Thanks Matt. I'll take it as a compliment. This one can't be smoked. Only had one hour to make this one. 
Have others but don't want to shock you. Will take it slow.


----------



## Rowdymon (Dec 19, 2007)

Yes, but an ultimate visual cigar art piece, and I can say....i would be proud to display it.

Congrats on a unique and intriguing art form


----------



## Puros del Istmo de Panama (Dec 2, 2008)

Thanks Jeff. I'll post another novelty cigar next week.


----------



## big04deuce (May 16, 2008)

That is pretty sweet David! Thanks for sharing


----------



## Rowdymon (Dec 19, 2007)

You are more than welcome. I will be looking for them...


----------



## Puros del Istmo de Panama (Dec 2, 2008)

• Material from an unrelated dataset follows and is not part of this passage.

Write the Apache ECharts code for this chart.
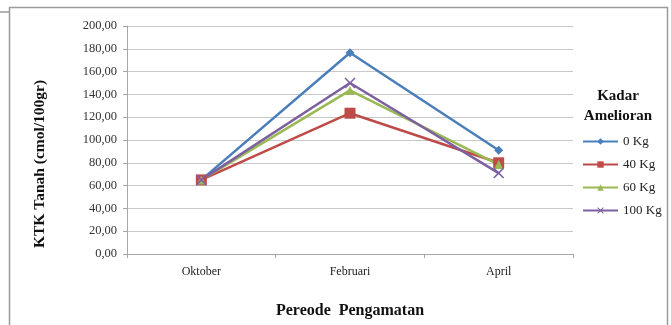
<!DOCTYPE html>
<html><head><meta charset="utf-8">
<script src="https://cdn.jsdelivr.net/npm/echarts@6/dist/echarts.min.js"></script>
<style>html,body{margin:0;padding:0;background:#fff}#c{width:671px;height:325px}</style>
</head><body><div id="c"></div>
<script>
const categories = ['Oktober', 'Februari', 'April'];
const seriesNames = ['0 Kg', '40 Kg', '60 Kg', '100 Kg'];
const s0 = [65, 176.5, 91];
const s40 = [65, 123.5, 80];
const s60 = [65, 143.5, 78.5];
const s100 = [65, 150, 71];
const colors = ['#4a7ebb', '#be4b48', '#98b954', '#7d60a0'];
const F = 'Liberation Serif';
const crossPath = 'path://M0,1L1,0L5,4L9,0L10,1L6,5L10,9L9,10L5,6L1,10L0,9L4,5Z';
const symbols = ['diamond', 'rect', 'triangle', crossPath];
const symSizes = [9, 11, 9, 11];
const data = [s0, s40, s60, s100];

const chart = echarts.init(document.getElementById('c'), null, {renderer: 'canvas'});
chart.setOption({
  animation: false,
  color: colors,
  textStyle: {fontFamily: F},
  grid: {left: 127, right: 98, top: 26, bottom: 71, containLabel: false},
  title: {
    text: 'Kadar\nAmelioran', left: 613, top: 81, textAlign: 'center',
    textStyle: {fontFamily: F, fontSize: 15, fontWeight: 'bold', color: '#111', lineHeight: 20}
  },
  legend: {
    orient: 'vertical', left: 582, top: 135, padding: 0, itemGap: 10, itemWidth: 35, itemHeight: 8,
    data: seriesNames,
    textStyle: {fontFamily: F, fontSize: 13, color: '#222'}
  },
  xAxis: {
    type: 'category', data: categories, boundaryGap: true,
    name: 'Pereode  Pengamatan', nameLocation: 'middle', nameGap: 49,
    nameTextStyle: {fontFamily: F, fontSize: 16, fontWeight: 'bold', color: '#111'},
    axisLine: {lineStyle: {color: '#a6a6a6', width: 1}},
    axisTick: {show: true, length: 4, lineStyle: {color: '#a6a6a6'}},
    axisLabel: {fontFamily: F, fontSize: 12, color: '#222', margin: 12}
  },
  yAxis: {
    type: 'value', min: 0, max: 200, interval: 20,
    axisLine: {show: true, lineStyle: {color: '#a6a6a6'}},
    axisTick: {show: true, length: 4, lineStyle: {color: '#a6a6a6'}},
    splitLine: {lineStyle: {color: '#c8c8c8', width: 1}},
    axisLabel: {fontFamily: F, fontSize: 12.5, color: '#333', margin: 10,
      formatter: v => v.toFixed(2).replace('.', ',')}
  },
  series: seriesNames.map((n, i) => ({
    name: n, type: 'line', data: data[i],
    symbol: symbols[i], symbolSize: symSizes[i], showSymbol: true,
    lineStyle: {width: 2.5, color: colors[i]},
    itemStyle: {color: colors[i]}
  })),
  graphic: [
    {type: 'rect', shape: {x: 9.5, y: 7.5, width: 658, height: 330}, style: {fill: 'none', stroke: '#9a9a9a', lineWidth: 1.5}, silent: true},
    {type: 'line', shape: {x1: 0, y1: 12, x2: 9, y2: 12}, style: {stroke: '#9a9a9a', lineWidth: 1.5}, silent: true},
    {type: 'text', x: 40, y: 164, rotation: Math.PI / 2, silent: true,
      style: {text: 'KTK Tanah (cmol/100gr)', font: 'bold 15.5px "Liberation Serif"', fill: '#111', align: 'center', verticalAlign: 'middle'}}
  ]
});
</script></body></html>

Thanks Erick. I'm still waiting for your pics and post. 

Watch out for the juicy girls.


----------



## mhlatke (Oct 13, 2007)

Very cool! A real work of art!


----------



## xavier_chino (Apr 19, 2007)

wow even cooler then the pipe


----------



## karmaz00 (Dec 5, 2007)

very cool


----------



## tx_tuff (Jun 16, 2007)

That is way cool, love the keys!


----------



## sboyajian (Jun 27, 2008)

David, that's wild.. can't wait to see more.


----------



## Humidor Minister (Oct 5, 2007)

Very unique. Make people do a double take.


----------



## Mr.Erskine-cl (Nov 28, 2008)

That's, um, interesting. Come up with one that looks like a trumpet, and we'll talk.


----------



## LkyLindy (Feb 1, 2008)

Didn't Bill Clinton play that one

BAHAHAHAHHA


----------



## biged843 (Aug 5, 2008)

very cool.


----------



## DBCcigar (Apr 24, 2008)

Very cool!

I want the pipe-shaped one like the one in your avatar! I've always wanted one! I know Pepin makes one, but I cannot find it!


----------



## Camacho Junior (May 29, 2008)

Are the novelty cigars easy to make?


----------



## Cypress (Jun 27, 2007)

That looks very nice.


----------



## amateurke (Mar 28, 2008)

Awesome David!! Is this one cigar? You don't see the bottom of the pic.


----------



## brianhewitt (Jul 10, 2007)

Wow, that's a first. I've seen (and actually have) a football, a baseball bat, and a pipe shaped cigar, but that's freakin' sweet!


----------



## Puros del Istmo de Panama (Dec 2, 2008)

Thanks for all the great comments. 

The sax uses several cigars gauges. From a 64 ring gauge to a 28. Most novelty cigars aren't difficult to make. Just time consuming.


----------